Why the grass of the golf course is important to top young farmer
Fermanagh's top young farmer is certainly familiar with green grass but her work is slightly different from the type of farming she grew up with on the family livestock farm near Brookeborough.
Jayne Little, crowned Fermanagh Ulster Young Farmer of the Year in the female section at the recent Fermanagh County YFC dinner, is a greenkeeper at the Lough Erne Golf Resort, out early in the morning ensuring the fairways and greens are ready for top quality golf.
Jayne has not only won the Young Farmer of the Year title, but a host of awards recognising her attributes as the best Club Leader in Fermanagh. When it comes to YFC competitions, Jayne has won most of them whether it is stockjudging or debating.
However she loves her job, out on the fairways and greens in early morning before golfers have even woken, working alongside her colleagues at the prestigious Lough Erne Golf Resort.
Jayne completed the National Diploma Foundation Degree in horticulture at Greenmount Campus specialising in greenkeeping and amenity horticulture.
"In the summer, there are early morning starts to cut the greens," she says not in the slightest perturbed by such challenges.

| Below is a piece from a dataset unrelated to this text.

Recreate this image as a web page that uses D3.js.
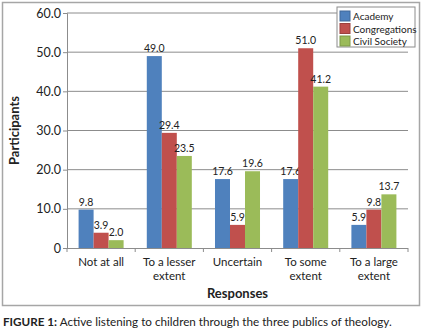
<!DOCTYPE html>
<html>
<head>
<meta charset="utf-8">
<script src="https://cdn.jsdelivr.net/npm/d3@7"></script>
<style>
  body { margin: 0; background: #fff; }
  svg text { font-family: Lato, "Open Sans", sans-serif; fill: #222; }
</style>
</head>
<body>
<div id="chart"></div>
<script>
// categories and series
var categories = [["Not at all"], ["To a lesser", "extent"], ["Uncertain"], ["To some", "extent"], ["To a large", "extent"]];
var seriesNames = ["Academy", "Congregations", "Civil Society"];
var academy = [9.8, 49.0, 17.6, 17.6, 5.9];
var congregations = [3.9, 29.4, 5.9, 51.0, 9.8];
var civilSociety = [2.0, 23.5, 19.6, 41.2, 13.7];
var yTicks = [0, 10, 20, 30, 40, 50, 60];
var colors = ["#4f81bd", "#c0504d", "#9bbb59"];

var W = 422, H = 331;
var margin = {top: 13, right: 14, bottom: 83, left: 67},
    width = W - margin.left - margin.right,
    height = H - margin.top - margin.bottom;

var values = [academy, congregations, civilSociety];

var svg = d3.select("#chart").append("svg")
    .attr("width", W).attr("height", H);

// outer frame
svg.append("rect")
    .attr("x", 2.5).attr("y", 2.5)
    .attr("width", 417).attr("height", 303)
    .attr("fill", "none").attr("stroke", "#a6a6a6").attr("stroke-width", 1.5);

var g = svg.append("g").attr("transform", "translate(" + margin.left + "," + margin.top + ")");

var x = d3.scaleBand().domain(d3.range(categories.length)).range([0, width]).paddingInner(0.34).paddingOuter(0.17);
var xs = d3.scaleBand().domain(d3.range(seriesNames.length)).range([0, x.bandwidth()]);
var y = d3.scaleLinear().domain([0, 60]).range([height, 0]);

// gridlines
g.selectAll(".grid").data(yTicks.slice(1)).enter().append("line")
    .attr("x1", 0).attr("x2", width)
    .attr("y1", function(d) { return y(d); }).attr("y2", function(d) { return y(d); })
    .attr("stroke", "#8c8c8c").attr("stroke-width", 1);

// y axis
var yAxis = g.append("g")
    .call(d3.axisLeft(y).tickValues(yTicks).tickSize(4)
      .tickFormat(function(d) { return d === 0 ? "0" : d3.format(".1f")(d); }));
yAxis.select(".domain").attr("stroke", "#8c8c8c");
yAxis.selectAll(".tick line").attr("stroke", "#8c8c8c");
yAxis.selectAll("text").attr("font-size", 12.5).attr("x", -6).attr("fill", "#222");

// bars
var groups = g.selectAll(".cat").data(categories).enter().append("g")
    .attr("transform", function(d, i) { return "translate(" + x(i) + ",0)"; });

groups.each(function(c, i) {
  var grp = d3.select(this);
  seriesNames.forEach(function(s, j) {
    var v = values[j][i];
    grp.append("rect")
      .attr("x", xs(j)).attr("width", xs.bandwidth())
      .attr("y", y(v)).attr("height", height - y(v))
      .attr("fill", colors[j]);
    grp.append("text")
      .attr("x", xs(j) + xs.bandwidth() / 2)
      .attr("y", y(v) - 4)
      .attr("text-anchor", "middle")
      .attr("font-size", 10.5)
      .attr("fill", "#333")
      .text(d3.format(".1f")(v));
  });
});

// x axis
var step = width / categories.length;
g.append("line").attr("x1", 0).attr("x2", width).attr("y1", height + 0.5).attr("y2", height + 0.5)
    .attr("stroke", "#8c8c8c");
g.selectAll(".xtick").data(d3.range(categories.length + 1)).enter().append("line")
    .attr("x1", function(d) { return d * step; }).attr("x2", function(d) { return d * step; })
    .attr("y1", height).attr("y2", height + 4)
    .attr("stroke", "#8c8c8c");

groups.each(function(c) {
  var grp = d3.select(this);
  c.forEach(function(line, k) {
    grp.append("text")
      .attr("x", x.bandwidth() / 2)
      .attr("y", height + 18 + k * 13.5)
      .attr("text-anchor", "middle")
      .attr("font-size", 11.5)
      .text(line);
  });
});

// axis titles
g.append("text")
    .attr("x", width / 2).attr("y", height + 50)
    .attr("text-anchor", "middle").attr("font-size", 13).attr("font-weight", "bold")
    .text("Responses");
g.append("text")
    .attr("transform", "translate(" + (-48) + "," + (height / 2) + ") rotate(-90)")
    .attr("text-anchor", "middle").attr("font-size", 13).attr("font-weight", "bold")
    .text("Participants");

// legend
var legend = svg.append("g").attr("transform", "translate(337,7)");
legend.append("rect").attr("width", 78).attr("height", 40)
    .attr("fill", "#fff").attr("stroke", "#8c8c8c");
seriesNames.forEach(function(s, j) {
  legend.append("rect").attr("x", 3).attr("y", 4 + j * 12.5).attr("width", 10).attr("height", 10)
    .attr("fill", colors[j]).attr("stroke", d3.color(colors[j]).darker(0.6));
  legend.append("text").attr("x", 16).attr("y", 13 + j * 12.5)
    .attr("font-size", 10).text(s);
});

// caption
var cap = svg.append("text").attr("x", 3).attr("y", 326).attr("font-size", 11.7);
cap.append("tspan").attr("font-weight", "bold").text("FIGURE 1:");
cap.append("tspan").text(" Active listening to children through the three publics of theology.");
</script>
</body>
</html>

As a result of Jayne's success in YFC competitions, she has just returned from a study trip to Sicily where she visited farms milking hundreds of sheep. And with contacts in the greenkeeping industry, she visited the Verdura Golf and Spa Resort, a championship golf course which will be hosting the Sicilian Open, a European Tour event this Spring and saw the work which goes into preparing a course for a major championship.